KARACHI: The hustle and bustle associated with a popular spot can be witnessed at the Seaview beach almost every evening. But the activity on the kilometre or so long stretch between the Village and McDonald’s restaurants, part of Abdul Sattar Edhi Avenue, grows considerably on weekends, peaking a little after sunset on Sunday.

Picnickers and revellers, on motorbikes, in cars, pickups and other vehicles, converge on the beach from all roads leading to it. Naturally, all sorts of businesses flourish where people gather to enjoy themselves.

The footpaths and area paved with tiles is occupied by vendors of various commodities though some individuals and families also share the space with them on the broad, short walls and the steps descending into the sand.

Measures needed to improve management, sanitation

There are people selling jewellery pieces made from seashells. There are carts loaded with corn cobs and their roasting arrangements. There are hawkers carrying steel buckets with cold drinks, juice packets, chana chaat, etc. A few snack bars are built at a distance from each other. Even a ‘food truck’ sits in the parking area linked with a small electricity generator placed on the footpath to energise the vehicle’s cooling and heating systems and, of course, light bulbs.

‘Beach buggies’, if the contraptions may be called so, decorated with lights look particularly nice in the dark, scurrying from place to place with jubilant passengers. “We charge just Rs100 for a trip,” says a buggy driver, Baacha Khan. “An individual or a whole family may enjoy the ride at the same fare.”

He says the vehicle is his own. Asked how much a buggy costs and how much he earns daily, he says: “A vehicle can be bought for Rs100,000 to Rs200,000, depending on its condition. He says he saves something between Rs1,000 and Rs1,500 a day. “The petrol costs a lot as the vehicle consumes too much fuel while running through the sticky sand.” Besides, they have to pay the contractor’s men, too. “They usually demand Rs200 a day, but sometimes if we have some genuine excuses for not paying, they don’t insist on the payment.”

Owners of camels and horses stroll around to seek customers, offering a relatively short ride, also for Rs100. There are no fixed points for them and some parents do not like their small children to be taken too far from them. They also charge per ride and not per person, accommodating up to four children or a couple of adults on their animals’ saddles.

The corn cob vendors charge Rs20 to Rs40 for an ear, depending on the size, time and demand for it.
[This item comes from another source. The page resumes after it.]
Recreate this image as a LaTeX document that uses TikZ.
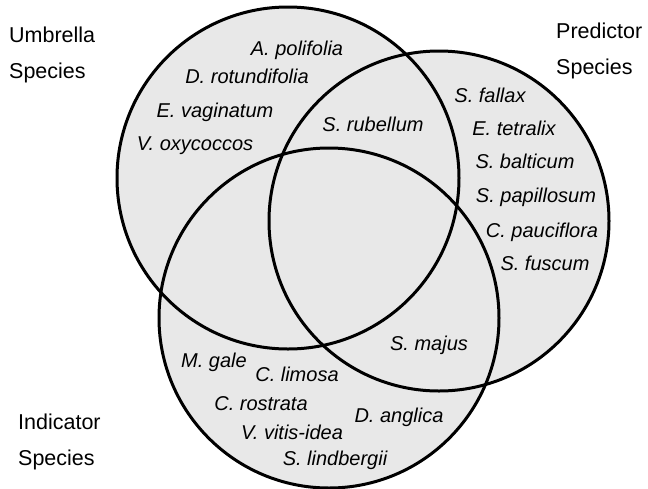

When asked how much he normally earns daily, Aslam, a Pakhtun teenager, says: “This pushcart belongs to a contractor, who pays me from Rs700 to Rs800 daily.”

At the two ends of the beach, tall columns are lit with rows of colourful lights running up and down the pillar to attract and entertain prospective customers and the public.

What seems to be missing from Seaview and other picnic spots is the erstwhile ubiquitous photographers who offered the visitors instant photos of a particular size for a reasonable price. Equipped with the handy digital and mobile phone cameras, having the added facility of movie making, the modern picnickers no longer fancy photos of that kind. The poor guys might have found some other means of earning.

Many people enjoy walking in the wet sand with occasional waves touching their feet. But many reckless men and women, not necessarily young, go into deep water and risk their lives. There are no policemen or volunteers to stop the enthusiasts from going inside the danger zone.

The enclosed parking area is crowded on weekends. There are several entry points to the enclosed roads. The staff posted there charges Rs40 per vehicle, but there is hardly anyone to regulate the vehicles inside. So people driving in the opposite direction add to the chaos. The relevant officials of the Defence Housing Authority, or the contractor, should not only collect the fee but must also take responsibility for the drivers’ convenience.

And with the multitudes visiting the place, trash of every kind littering it is also inevitable. Occasionally students of various educational institutions make an effort to clean the sandy area, a gesture that deserves appreciation. But this effort is too small a step towards resolving the gigantic issue. The DHA, having enormous resources, can do it!